- **DATASET RECORDS**
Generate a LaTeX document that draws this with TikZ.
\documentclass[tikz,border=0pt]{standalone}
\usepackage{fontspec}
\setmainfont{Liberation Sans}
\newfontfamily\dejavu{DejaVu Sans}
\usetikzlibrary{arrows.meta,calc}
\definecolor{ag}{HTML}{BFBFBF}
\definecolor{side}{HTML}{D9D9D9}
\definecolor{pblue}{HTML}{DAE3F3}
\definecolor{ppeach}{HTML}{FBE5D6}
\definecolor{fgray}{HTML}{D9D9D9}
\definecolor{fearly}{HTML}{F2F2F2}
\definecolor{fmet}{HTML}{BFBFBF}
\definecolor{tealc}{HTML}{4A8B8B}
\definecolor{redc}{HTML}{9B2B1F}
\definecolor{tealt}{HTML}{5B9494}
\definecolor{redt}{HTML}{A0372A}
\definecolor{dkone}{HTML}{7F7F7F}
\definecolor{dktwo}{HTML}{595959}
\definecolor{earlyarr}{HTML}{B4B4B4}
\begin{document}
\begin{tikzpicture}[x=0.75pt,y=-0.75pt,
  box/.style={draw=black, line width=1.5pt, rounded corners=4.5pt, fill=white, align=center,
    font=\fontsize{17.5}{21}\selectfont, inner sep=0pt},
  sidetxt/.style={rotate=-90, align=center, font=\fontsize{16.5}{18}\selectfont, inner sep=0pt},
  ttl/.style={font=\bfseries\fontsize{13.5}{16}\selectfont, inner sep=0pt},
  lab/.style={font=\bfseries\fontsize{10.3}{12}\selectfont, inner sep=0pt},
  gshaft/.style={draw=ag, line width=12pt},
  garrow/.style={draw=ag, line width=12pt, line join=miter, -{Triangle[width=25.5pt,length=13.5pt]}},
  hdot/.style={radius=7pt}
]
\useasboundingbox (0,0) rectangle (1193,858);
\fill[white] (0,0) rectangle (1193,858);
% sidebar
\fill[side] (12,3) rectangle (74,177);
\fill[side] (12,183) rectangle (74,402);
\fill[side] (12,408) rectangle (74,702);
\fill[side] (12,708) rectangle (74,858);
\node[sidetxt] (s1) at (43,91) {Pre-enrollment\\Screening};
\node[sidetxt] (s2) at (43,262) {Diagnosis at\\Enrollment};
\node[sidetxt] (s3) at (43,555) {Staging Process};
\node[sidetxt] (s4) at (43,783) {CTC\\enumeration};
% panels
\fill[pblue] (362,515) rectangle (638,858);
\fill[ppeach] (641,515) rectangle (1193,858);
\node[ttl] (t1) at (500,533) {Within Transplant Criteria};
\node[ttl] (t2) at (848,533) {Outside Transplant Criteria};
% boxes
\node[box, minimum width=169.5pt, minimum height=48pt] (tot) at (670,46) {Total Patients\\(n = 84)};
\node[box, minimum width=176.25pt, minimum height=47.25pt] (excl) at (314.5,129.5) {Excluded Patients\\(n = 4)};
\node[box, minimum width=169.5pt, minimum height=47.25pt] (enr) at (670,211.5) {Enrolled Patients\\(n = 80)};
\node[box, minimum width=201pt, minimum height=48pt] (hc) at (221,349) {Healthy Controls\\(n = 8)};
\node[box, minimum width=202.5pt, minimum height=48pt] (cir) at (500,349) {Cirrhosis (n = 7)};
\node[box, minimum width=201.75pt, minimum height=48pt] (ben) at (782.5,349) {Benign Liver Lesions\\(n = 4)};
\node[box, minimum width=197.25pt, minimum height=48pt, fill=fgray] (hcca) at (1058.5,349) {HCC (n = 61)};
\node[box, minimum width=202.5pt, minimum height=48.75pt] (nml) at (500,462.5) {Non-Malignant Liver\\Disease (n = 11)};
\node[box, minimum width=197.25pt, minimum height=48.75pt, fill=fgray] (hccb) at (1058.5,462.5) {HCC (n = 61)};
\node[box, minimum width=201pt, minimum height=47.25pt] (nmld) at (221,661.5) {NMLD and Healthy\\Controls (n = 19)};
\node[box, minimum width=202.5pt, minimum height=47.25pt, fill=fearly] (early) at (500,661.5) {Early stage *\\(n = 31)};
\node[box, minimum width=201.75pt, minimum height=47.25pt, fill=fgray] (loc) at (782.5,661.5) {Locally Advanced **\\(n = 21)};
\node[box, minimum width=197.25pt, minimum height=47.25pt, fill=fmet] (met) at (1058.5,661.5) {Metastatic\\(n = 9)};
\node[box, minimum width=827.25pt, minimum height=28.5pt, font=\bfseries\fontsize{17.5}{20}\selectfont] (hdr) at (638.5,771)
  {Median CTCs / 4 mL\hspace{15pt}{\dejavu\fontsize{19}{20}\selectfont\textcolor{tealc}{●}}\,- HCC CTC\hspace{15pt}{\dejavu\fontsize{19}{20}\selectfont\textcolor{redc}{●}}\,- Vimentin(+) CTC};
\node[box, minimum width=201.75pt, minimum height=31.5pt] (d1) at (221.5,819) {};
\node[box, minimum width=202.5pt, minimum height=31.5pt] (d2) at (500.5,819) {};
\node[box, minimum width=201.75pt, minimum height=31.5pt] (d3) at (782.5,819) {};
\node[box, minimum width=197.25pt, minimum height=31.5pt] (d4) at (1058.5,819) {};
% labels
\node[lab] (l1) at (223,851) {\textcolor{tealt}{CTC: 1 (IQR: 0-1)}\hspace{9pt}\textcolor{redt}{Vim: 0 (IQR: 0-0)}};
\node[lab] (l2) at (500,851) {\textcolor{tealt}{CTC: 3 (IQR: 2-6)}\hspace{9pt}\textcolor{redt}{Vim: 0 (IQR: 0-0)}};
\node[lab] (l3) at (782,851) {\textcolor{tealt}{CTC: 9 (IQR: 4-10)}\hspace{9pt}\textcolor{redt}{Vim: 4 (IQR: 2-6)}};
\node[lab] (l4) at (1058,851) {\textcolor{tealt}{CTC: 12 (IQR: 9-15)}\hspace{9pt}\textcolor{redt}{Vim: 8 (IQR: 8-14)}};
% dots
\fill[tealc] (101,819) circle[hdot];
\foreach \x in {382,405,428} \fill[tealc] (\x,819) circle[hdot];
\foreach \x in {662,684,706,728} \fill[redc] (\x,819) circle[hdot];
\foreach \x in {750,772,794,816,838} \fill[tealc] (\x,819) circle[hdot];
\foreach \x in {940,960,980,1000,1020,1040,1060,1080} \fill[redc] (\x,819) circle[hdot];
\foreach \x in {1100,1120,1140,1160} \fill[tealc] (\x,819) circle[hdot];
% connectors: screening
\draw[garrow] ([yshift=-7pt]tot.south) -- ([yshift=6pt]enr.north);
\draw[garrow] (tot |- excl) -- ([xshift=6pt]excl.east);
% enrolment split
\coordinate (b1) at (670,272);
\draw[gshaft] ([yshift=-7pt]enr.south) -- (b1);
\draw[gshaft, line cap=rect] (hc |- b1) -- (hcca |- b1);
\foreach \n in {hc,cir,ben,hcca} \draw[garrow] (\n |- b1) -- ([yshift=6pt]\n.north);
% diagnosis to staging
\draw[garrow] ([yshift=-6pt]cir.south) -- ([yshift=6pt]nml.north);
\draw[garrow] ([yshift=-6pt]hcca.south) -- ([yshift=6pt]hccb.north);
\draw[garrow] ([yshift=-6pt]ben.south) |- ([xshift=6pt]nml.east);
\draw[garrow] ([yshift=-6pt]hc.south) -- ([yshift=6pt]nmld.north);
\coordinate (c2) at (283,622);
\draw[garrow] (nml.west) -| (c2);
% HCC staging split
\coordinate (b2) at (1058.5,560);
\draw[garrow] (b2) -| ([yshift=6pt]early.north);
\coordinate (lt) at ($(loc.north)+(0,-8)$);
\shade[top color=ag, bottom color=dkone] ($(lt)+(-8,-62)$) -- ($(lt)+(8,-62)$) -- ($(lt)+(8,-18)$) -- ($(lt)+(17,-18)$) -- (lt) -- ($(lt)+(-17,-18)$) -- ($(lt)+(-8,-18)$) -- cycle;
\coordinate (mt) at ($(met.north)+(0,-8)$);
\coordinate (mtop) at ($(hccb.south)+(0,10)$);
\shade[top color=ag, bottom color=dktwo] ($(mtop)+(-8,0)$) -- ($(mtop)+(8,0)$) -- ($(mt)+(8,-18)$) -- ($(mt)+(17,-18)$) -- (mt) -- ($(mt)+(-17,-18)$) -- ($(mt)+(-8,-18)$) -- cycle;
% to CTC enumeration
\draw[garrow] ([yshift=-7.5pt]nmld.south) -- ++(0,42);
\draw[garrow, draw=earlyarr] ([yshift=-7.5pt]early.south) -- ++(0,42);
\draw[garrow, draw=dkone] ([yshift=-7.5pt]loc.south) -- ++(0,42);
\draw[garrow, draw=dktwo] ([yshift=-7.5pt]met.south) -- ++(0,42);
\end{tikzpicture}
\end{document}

* * *

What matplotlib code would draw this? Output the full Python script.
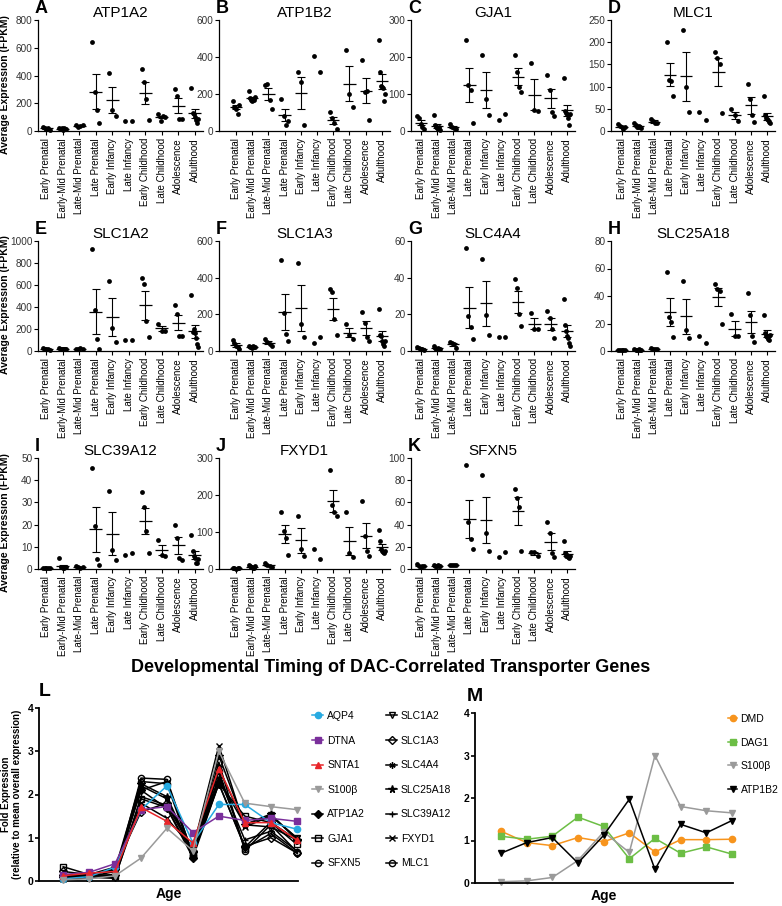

- **EXERCISE GOAL**
Above are the records. Copy every line in them holding "this".

- **WRITTEN SOLUTION**
Generate a LaTeX document that draws this with TikZ.
What matplotlib code would draw this? Output the full Python script.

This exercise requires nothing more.